The Noise from Outdoor Equipment Directive simplified existing EU legislation and safeguarded the internal market by merging 7 specific product noise directives and 2 directives on test procedures. The Directive 2000/14/EC is part of the European Union's strategy to reduce noise at source, in this case noise emissions from equipment for use outdoors, and to provide relevant information to purchasers, users and citizens to encourage the choice of quieter equipment. The Directive covers 57 types of equipment, machinery broadly used, for example, on construction sites or in large gardening projects. It requires all of the equipment in its scope to be marked with its measured, i.e. guaranteed, sound power level but, for a sub-set of this scope, also requires that level to fall under a prescribed limit. Because it lays down its requirements in such precise detail for some products, and also because it regulates an area where the performance of the products in question is under a constant process of refinement and development, there is an inherent need for that detail to be updated periodically.
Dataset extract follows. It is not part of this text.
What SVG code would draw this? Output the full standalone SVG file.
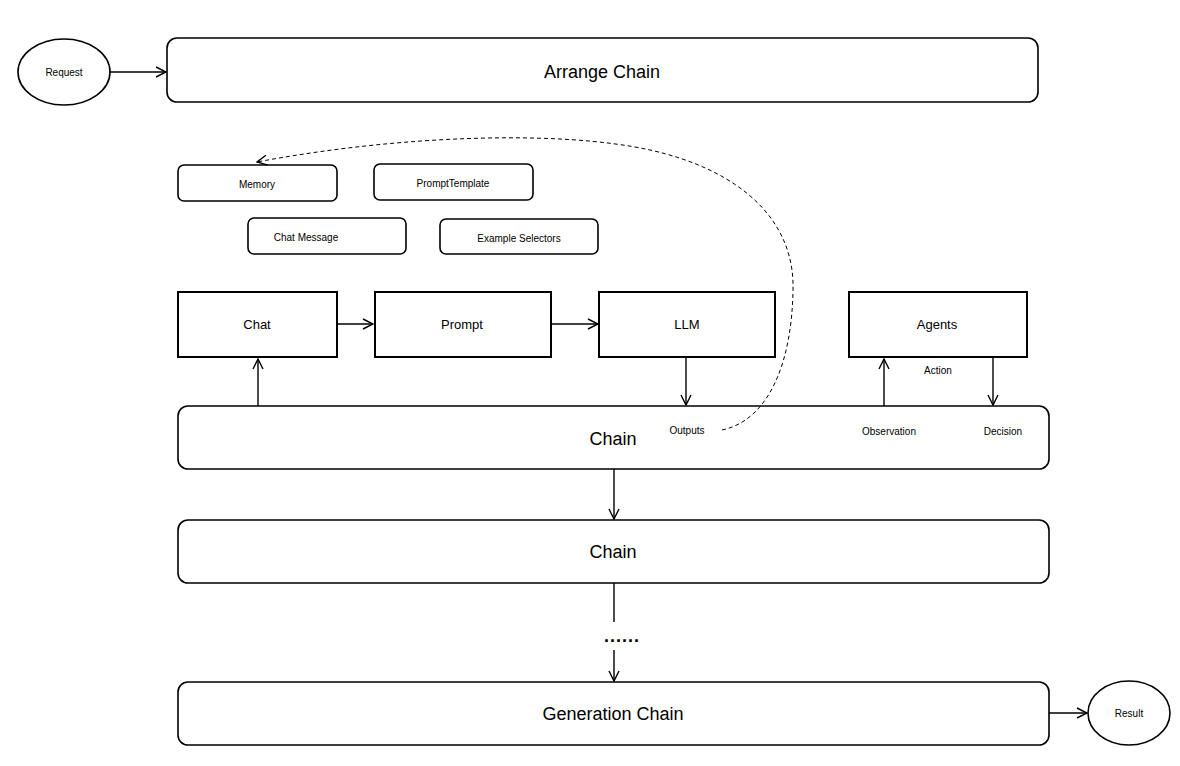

From its present structure, 3 basic questions arise in the light of developments in the state of the art:
— where limits are already prescribed, are they still reasonable?
— where marking alone is required, is there a case now for prescribing a limit and, if so, what should that limit be?
— in the case of outdoor equipment not presently in the scope, is there a case for now including such equipment and, if so, with just marking or with a prescribed limit?
The objective of the study is to deliver robust answers to all of these questions that could form the basis of a proposal for a revision of the Directive.